Are Electric Cars Really Better For The Environment?
And what’s so bad about petrol and diesel anyway?
Have you ever wondered why there’s no exhaust on electric vehicles?
The exhaust acts as a channel for the toxic gasses to leave the engine and enter the atmosphere, these gasses include Carbon Dioxide, Nitrogen Oxide and Nitrogen Monoxide. These gasses are created through the burning of fossil fuels and come from more than just cars. They also come from:
- Natural sources (Volcanos and lightning)
- Other mobile sources (Busses, motorcycles, airoplanes etc.)
- Factories, power plants, sewage treatment centres etc.

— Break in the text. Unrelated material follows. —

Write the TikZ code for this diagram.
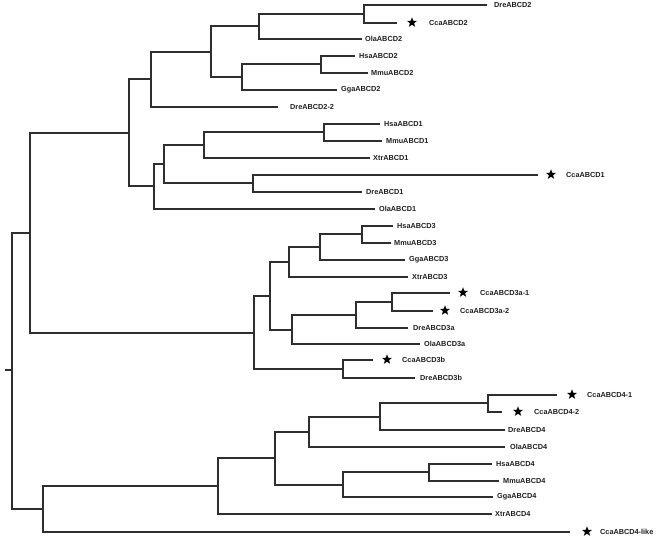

As there is no exhaust on electric vehicles, there are no harmful gasses leaving the engine (zero emissions). Electric vehicles to not depend on an ignition to drive, like petrol and diesel, they run purely on an electric motor powered by the battery that turns the wheels. This however means that the only pollution produced by your vehicle is the amount created when charging your batteries. But, it’s a lot less when compared to the amount produced by petrol/diesel vehicles.
Why Are Electric Cars Better for The Environment?
The gasses produced by petrol and diesel engines are harmful to humans, they can help worsen or cause asthma and contribute to the development of multiple respiratory and cardio-vascular illnesses and diseases. Electric vehicles are helping to keep the air cleaner for people and animals on Earth, especially in places such as cities where the pollution can be the worst.
Some electric vehicles now have ways of replenishing charge back into your battery when driving and stopping, this then prevents you from burning fossil fuels to charge your battery back up. Although currently a small amount is replaced, constantly advancing technology could see a change to this in future years to come.
When toxic emissions are released into the atmosphere they can mix and react with water and oxygen to create clouds that drop acid rain, the acid can fall into water supplies and even travel through soil. This can kill water life, plants and even animals with habitats around the water.
Carbon Dioxide, and other greenhouse gasses, trap heat in the Earth’s atmosphere causing a worldwide temperature rise (global warming), a global temperature increase of 0.9 degrees celcius has been slowly amplifying the melting rate in the North and South poles since 1906.
Melting ice has led to the deaths of wild species such as polar bears and penguins due to their homes vanishing, as well as this, the global sea levels are rising and are increasing in speed year by year.